Effectiveness of Drug Testing Requirements on Pretrial Supervision Outcomes*
Journal of Criminal Justice (Foudray, Lowder & Wilson), March 2025
Data & Methodology: Authors conducted a “retrospective non-equivalent comparison group study, using propensity score matching and instrumental variable analysis, to examine the effect of pretrial drug testing on pretrial supervision outcomes.” The data set included a matched sample of 291 people ordered to pretrial drug testing and 748 people not ordered to drug testing.
Analysis & Findings: Findings showed that drug testing increased the odds of pretrial failure. Specifically:
- People who received drug tests were half as likely to complete pretrial supervision, and they were more likely to be arrested on new charges and on new drug charges;
- More frequent drug tests resulted in a higher likelihood for new arrest; and
- Graduated supervision outcomes were not affected by pretrial drug testing.
“Justice by Geography”: Improving Pretrial Electronic Monitoring in Maryland
Justice Policy Institute, April 2025
Data & Methodology: Researchers contacted leaders in each of Maryland’s 24 jurisdictions (23 counties and Baltimore City) to learn more about how pretrial services operate and whether they use electronic monitoring (EM) to supervise pretrial clients. They also interviewed seven people who had been ordered to EM and two people whose family members were ordered to EM.
Analysis & Findings: Key findings included the following:
- Supervision and EM practices vary widely across the state.
- EM use is on the rise, though not uniformly.
- Many jurisdictions unnecessarily limit pretrial release eligibility.
- Some jurisdictions are restructuring supervision conditions to be less restrictive.
- People with lived experience of EM see benefits to release on EM but also report that it imposes a significant burden.
Rikers Island and Mental Health: Pathways Toward Community-Based Diversion and Jail Population Reduction
Data Collaborative for Justice and Katal Center for Equity, Health, & Justice (Rempel, Rodriguez, Bock, Zeitz, Sayegh & Dominguez), November 2025
Data & Methodology: This study examined New York City mental health court participation data from a variety of city and state sources.

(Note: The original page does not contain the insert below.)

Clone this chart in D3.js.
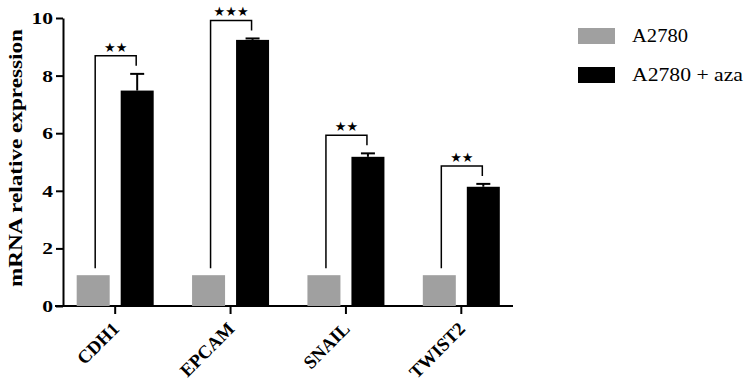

The goal was to obtain updated information about the mental health needs of the 7,000 people held in New York City’s jails on a given day and to identify a continuum of safe and effective jail diversion strategies for this population. Authors also conducted four case studies of people experiencing mental health needs while incarcerated in the city’s Rikers Island facility. Analysis is primarily descriptive.

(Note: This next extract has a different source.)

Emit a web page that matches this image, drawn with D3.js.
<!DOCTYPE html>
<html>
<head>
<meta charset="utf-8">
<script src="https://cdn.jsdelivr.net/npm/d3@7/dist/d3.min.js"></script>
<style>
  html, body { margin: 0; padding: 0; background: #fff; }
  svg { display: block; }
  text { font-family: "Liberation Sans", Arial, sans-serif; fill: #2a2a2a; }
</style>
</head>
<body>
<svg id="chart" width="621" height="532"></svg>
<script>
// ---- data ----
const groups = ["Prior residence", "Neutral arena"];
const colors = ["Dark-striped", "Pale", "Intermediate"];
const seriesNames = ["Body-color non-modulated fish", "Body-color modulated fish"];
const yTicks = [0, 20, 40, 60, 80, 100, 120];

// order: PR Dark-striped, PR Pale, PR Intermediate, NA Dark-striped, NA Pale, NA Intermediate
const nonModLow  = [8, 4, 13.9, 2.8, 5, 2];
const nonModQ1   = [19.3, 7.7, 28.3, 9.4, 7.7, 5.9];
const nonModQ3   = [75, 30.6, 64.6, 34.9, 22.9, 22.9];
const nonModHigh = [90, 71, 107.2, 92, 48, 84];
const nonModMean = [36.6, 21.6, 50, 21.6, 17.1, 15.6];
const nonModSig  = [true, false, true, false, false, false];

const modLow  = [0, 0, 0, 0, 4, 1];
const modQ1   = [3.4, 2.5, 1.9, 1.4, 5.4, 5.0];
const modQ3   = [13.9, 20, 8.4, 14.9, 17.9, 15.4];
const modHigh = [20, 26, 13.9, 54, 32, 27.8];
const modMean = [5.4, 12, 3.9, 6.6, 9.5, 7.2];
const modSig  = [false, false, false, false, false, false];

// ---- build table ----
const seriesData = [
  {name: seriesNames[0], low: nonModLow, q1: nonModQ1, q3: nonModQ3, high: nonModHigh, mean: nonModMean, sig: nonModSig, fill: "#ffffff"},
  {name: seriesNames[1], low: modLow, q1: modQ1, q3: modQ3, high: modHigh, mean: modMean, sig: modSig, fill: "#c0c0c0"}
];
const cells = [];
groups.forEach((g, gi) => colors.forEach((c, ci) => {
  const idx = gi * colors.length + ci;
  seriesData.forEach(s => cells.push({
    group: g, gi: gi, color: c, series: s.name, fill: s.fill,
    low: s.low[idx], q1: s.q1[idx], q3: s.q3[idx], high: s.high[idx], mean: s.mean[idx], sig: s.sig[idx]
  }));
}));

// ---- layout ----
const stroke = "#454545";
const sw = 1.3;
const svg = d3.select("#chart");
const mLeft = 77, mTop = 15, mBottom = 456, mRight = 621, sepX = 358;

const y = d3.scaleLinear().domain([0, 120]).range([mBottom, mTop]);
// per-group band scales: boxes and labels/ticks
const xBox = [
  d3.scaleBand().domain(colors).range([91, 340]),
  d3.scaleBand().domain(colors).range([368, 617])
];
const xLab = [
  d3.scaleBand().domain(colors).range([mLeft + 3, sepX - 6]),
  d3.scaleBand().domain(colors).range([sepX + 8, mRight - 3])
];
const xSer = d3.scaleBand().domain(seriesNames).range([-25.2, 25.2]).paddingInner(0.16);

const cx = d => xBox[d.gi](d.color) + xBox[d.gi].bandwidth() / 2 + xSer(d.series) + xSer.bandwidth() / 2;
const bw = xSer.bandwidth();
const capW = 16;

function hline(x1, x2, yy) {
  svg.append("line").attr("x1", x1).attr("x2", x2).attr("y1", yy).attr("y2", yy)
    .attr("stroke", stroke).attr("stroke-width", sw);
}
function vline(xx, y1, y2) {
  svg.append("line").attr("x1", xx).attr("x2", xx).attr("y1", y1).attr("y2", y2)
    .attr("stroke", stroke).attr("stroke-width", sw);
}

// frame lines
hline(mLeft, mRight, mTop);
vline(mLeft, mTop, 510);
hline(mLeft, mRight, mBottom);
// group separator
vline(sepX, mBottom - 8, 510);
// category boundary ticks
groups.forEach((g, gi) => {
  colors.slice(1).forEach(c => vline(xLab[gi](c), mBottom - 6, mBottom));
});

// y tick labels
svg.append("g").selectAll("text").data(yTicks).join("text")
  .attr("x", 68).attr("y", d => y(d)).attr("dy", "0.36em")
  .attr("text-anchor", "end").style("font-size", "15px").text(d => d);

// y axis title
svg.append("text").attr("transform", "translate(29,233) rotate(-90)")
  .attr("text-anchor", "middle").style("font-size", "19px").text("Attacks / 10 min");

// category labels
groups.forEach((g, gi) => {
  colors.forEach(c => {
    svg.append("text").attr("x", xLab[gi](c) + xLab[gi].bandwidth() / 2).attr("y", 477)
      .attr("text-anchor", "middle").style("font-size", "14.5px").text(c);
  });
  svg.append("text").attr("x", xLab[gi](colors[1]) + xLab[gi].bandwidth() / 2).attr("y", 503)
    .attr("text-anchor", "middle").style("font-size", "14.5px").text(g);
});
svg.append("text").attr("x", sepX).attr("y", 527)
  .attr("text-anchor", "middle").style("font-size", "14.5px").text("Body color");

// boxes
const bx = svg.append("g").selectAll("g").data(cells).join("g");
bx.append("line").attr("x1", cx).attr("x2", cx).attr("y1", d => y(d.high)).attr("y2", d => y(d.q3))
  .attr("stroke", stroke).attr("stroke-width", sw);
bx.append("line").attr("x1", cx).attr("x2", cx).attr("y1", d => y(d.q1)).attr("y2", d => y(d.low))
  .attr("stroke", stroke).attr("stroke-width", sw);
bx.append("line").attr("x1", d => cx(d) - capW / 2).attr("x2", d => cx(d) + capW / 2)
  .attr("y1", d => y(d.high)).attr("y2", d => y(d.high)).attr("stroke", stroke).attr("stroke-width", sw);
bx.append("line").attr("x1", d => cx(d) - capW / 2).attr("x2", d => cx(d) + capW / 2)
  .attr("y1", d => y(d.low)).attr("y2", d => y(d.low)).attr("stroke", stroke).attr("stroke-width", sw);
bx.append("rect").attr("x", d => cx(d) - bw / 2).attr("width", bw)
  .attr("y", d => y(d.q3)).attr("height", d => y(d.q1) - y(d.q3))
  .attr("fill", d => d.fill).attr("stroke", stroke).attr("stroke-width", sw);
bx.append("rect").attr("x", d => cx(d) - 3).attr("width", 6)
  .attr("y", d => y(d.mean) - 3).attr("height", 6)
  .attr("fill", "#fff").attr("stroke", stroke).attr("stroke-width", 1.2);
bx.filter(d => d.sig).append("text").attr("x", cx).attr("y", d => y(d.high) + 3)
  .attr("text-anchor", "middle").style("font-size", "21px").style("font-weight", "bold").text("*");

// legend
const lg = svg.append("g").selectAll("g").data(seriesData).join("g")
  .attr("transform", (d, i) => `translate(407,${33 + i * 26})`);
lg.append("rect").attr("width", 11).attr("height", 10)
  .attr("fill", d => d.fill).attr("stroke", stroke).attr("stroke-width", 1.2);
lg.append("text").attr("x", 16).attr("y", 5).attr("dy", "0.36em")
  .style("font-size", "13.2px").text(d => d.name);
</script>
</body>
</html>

Analysis & Findings: The analysis found that:
- Approximately 60 percent of people held in the city’s jails received mental health services, and 22 percent were diagnosed with a serious mental illness;
- Of the nearly 500 women jailed at Rikers, 87 percent have mental health needs, compared to 58 percent of men;
- People with mental health needs are held longer than those without such needs (281 vs. 212 days); and
- A jail intake flag for mental health needs predicted a jail stay of 34 days longer than people who were not flagged.

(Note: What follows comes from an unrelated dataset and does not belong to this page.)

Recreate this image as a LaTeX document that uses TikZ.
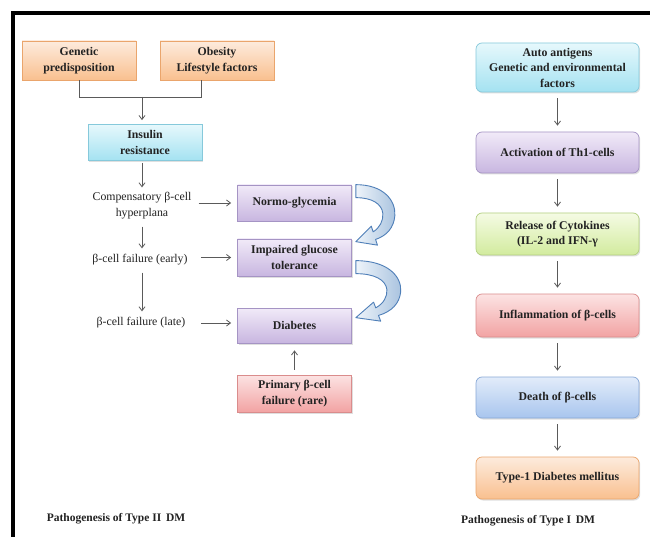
\documentclass[tikz,border=0pt]{standalone}
\usepackage{fontspec}
\setmainfont{Liberation Serif}
\usetikzlibrary{arrows.meta,shadows,calc}
\definecolor{txt}{HTML}{222222}
\definecolor{lin}{HTML}{5A5A5A}
\definecolor{or1}{HTML}{FDEBDD}\definecolor{or2}{HTML}{F9C08F}\definecolor{orb}{HTML}{EAA56C}
\definecolor{cy1}{HTML}{E6F8FC}\definecolor{cy2}{HTML}{A4E2F1}\definecolor{cyb}{HTML}{86C9DB}
\definecolor{pu1}{HTML}{F1EAF8}\definecolor{pu2}{HTML}{C8B6E0}\definecolor{pub}{HTML}{A594C4}
\definecolor{rd1}{HTML}{FCE3E3}\definecolor{rd2}{HTML}{F2A3A3}\definecolor{rdb}{HTML}{DA8C8C}
\definecolor{gr1}{HTML}{F5FBE4}\definecolor{gr2}{HTML}{D2EB9E}\definecolor{grb}{HTML}{B2CF80}
\definecolor{bl1}{HTML}{E2ECFA}\definecolor{bl2}{HTML}{A8C5EE}\definecolor{blb}{HTML}{88A8D6}
\definecolor{ca1}{HTML}{EEF4FA}\definecolor{ca2}{HTML}{A9C3DF}\definecolor{cab}{HTML}{4F7FB8}
\begin{document}
\begin{tikzpicture}[x=1pt,y=-1pt,
  box/.style={draw, rectangle, minimum width=114pt, align=center, text=txt,
    font=\fontsize{11.8}{15.5}\selectfont\bfseries, inner sep=2pt, line width=0.7pt,
    drop shadow={opacity=0.25, shadow xshift=1.2pt, shadow yshift=-1.5pt}},
  obox/.style={box, top color=or1, bottom color=or2, draw=orb},
  cbox/.style={box, top color=cy1, bottom color=cy2, draw=cyb},
  pbox/.style={box, top color=pu1, bottom color=pu2, draw=pub},
  rbox/.style={box, top color=rd1, bottom color=rd2, draw=rdb},
  gbox/.style={box, top color=gr1, bottom color=gr2, draw=grb},
  bbox/.style={box, top color=bl1, bottom color=bl2, draw=blb},
  wide/.style={minimum width=163pt, rounded corners=6pt},
  plain/.style={align=center, text=txt, font=\fontsize{11.8}{16}\selectfont, inner sep=1pt},
  ttl/.style={text=txt, font=\fontsize{11.5}{14}\selectfont\bfseries, inner sep=0pt},
  con/.style={draw=lin, line width=0.8pt},
  arr/.style={con, -{Straight Barb[length=4pt,width=6pt]}},
  blockarr/.style={left color=ca1, right color=ca2, draw=cab, line width=0.9pt, line join=round},
  curvarr/.pic={
    \path[blockarr] (0,-1) .. controls (28,-1) and (40,15) .. (39,30)
      .. controls (38,42) and (31,50) .. (19.7,53.8)
      -- (21.6,59.5) -- (0,56) -- (15.4,40.5) -- (17.3,46.2)
      .. controls (24,42) and (27.5,35) .. (27,28)
      .. controls (26,18) and (16,12) .. (0,12) -- cycle;
  }
]
\useasboundingbox[fill=white] (0,0) rectangle (650,537);
\draw[line width=4pt, line join=miter] (13,537) -- (13,13) -- (650,13);

% Type II
\node[obox, minimum height=39pt] (gen) at (79,60.5) {Genetic\\predisposition};
\node[obox, minimum height=39pt] (obe) at (217,60.5) {Obesity\\Lifestyle factors};
\node[cbox, minimum height=36pt] (ins) at (145,142.5) {Insulin\\resistance};
\coordinate (junc) at (142,97);
\draw[con] (gen.south) |- (junc);
\draw[con] ([xshift=-16pt]obe.south) |- (junc);
\draw[arr, shorten >=4pt] (junc) -- (junc |- ins.north);

\node[plain] (comp) at (142,206) {Compensatory β-cell\\hyperplana};
\node[plain] (early) at (140,260) {β-cell failure (early)};
\node[plain] (late) at (141,323) {β-cell failure (late)};

\node[pbox, minimum height=36pt] (normo) at (294.5,203) {Normo-glycemia};
\node[pbox, minimum height=37pt] (imp) at (294.5,257.5) {Impaired glucose\\tolerance};
\node[pbox, minimum height=35pt] (diab) at (294.5,325.5) {Diabetes};
\node[rbox, minimum height=37pt] (prim) at (294.5,393.5) {Primary β-cell\\failure (rare)};

\draw[arr, shorten <=2pt, shorten >=4pt] (ins.south -| comp.north) -- (comp.north);
\draw[arr, shorten <=6pt, shorten >=5pt] (comp.south) -- (comp.south |- early.north);
\draw[arr, shorten <=6pt, shorten >=5pt] (comp.south |- early.south) -- (comp.south |- late.north);
\draw[arr, shorten <=6pt, shorten >=6pt] (comp.east |- normo.west) -- (normo.west);
\draw[arr, shorten <=12pt, shorten >=6pt] (early.east |- imp.west) -- (imp.west);
\draw[arr, shorten <=15pt, shorten >=6pt] (late.east) -- (late.east -| diab.west);
\draw[arr, shorten <=5pt, shorten >=7pt] (prim.north) -- (diab.south);

\pic at ([xshift=4pt, yshift=-1pt]normo.north east) {curvarr};
\pic[xscale=1.15] at ([xshift=4pt, yshift=-23pt]imp.north east) {curvarr};

\node[ttl] (t2) at (116,519) {Pathogenesis of Type II\, DM};

% Type I
\node[cbox, wide, minimum height=49pt] (auto) at (557.5,67.5) {Auto antigens\\Genetic and environmental\\factors};
\node[pbox, wide, minimum height=41pt] (act) at (557.5,152.5) {Activation of Th1-cells};
\node[gbox, wide, minimum height=42pt] (rel) at (557.5,234) {Release of Cytokines\\(IL-2 and IFN-γ};
\node[rbox, wide, minimum height=43pt] (inf) at (557.5,315.5) {Inflammation of β-cells};
\node[bbox, wide, minimum height=41pt] (dea) at (557.5,397.5) {Death of β-cells};
\node[obox, wide, minimum height=42pt] (t1) at (557.5,478) {Type-1 Diabetes mellitus};
\foreach \a/\b in {auto/act, act/rel, rel/inf, inf/dea, dea/t1}
  \draw[arr, shorten <=6pt, shorten >=6pt] (\a.south) -- (\b.north);

\node[ttl] (t1t) at (528,521) {Pathogenesis of Type I\, DM};
\end{tikzpicture}
\end{document}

Smart Decarceration: Is It Possible to Detain Fewer People and Reduce Arrests?*
Crime and Delinquency (DeMichele, Silver & Labrecque), November 2024
Data & Methodology: This study utilized a random forest imputation (a process of using algorithms to find missing data and replace it with plausible substitute values) to forecast new arrests for people detained by the court. Authors compared release and new arrest rates between the predicted outcomes and observed release decisions.
Analysis & Findings: Findings indicate that a risk-based release approach may reduce the detained population by 7 percent and reduce new arrests by 13 percent compared to current practices that include a reliance on financial conditions of release.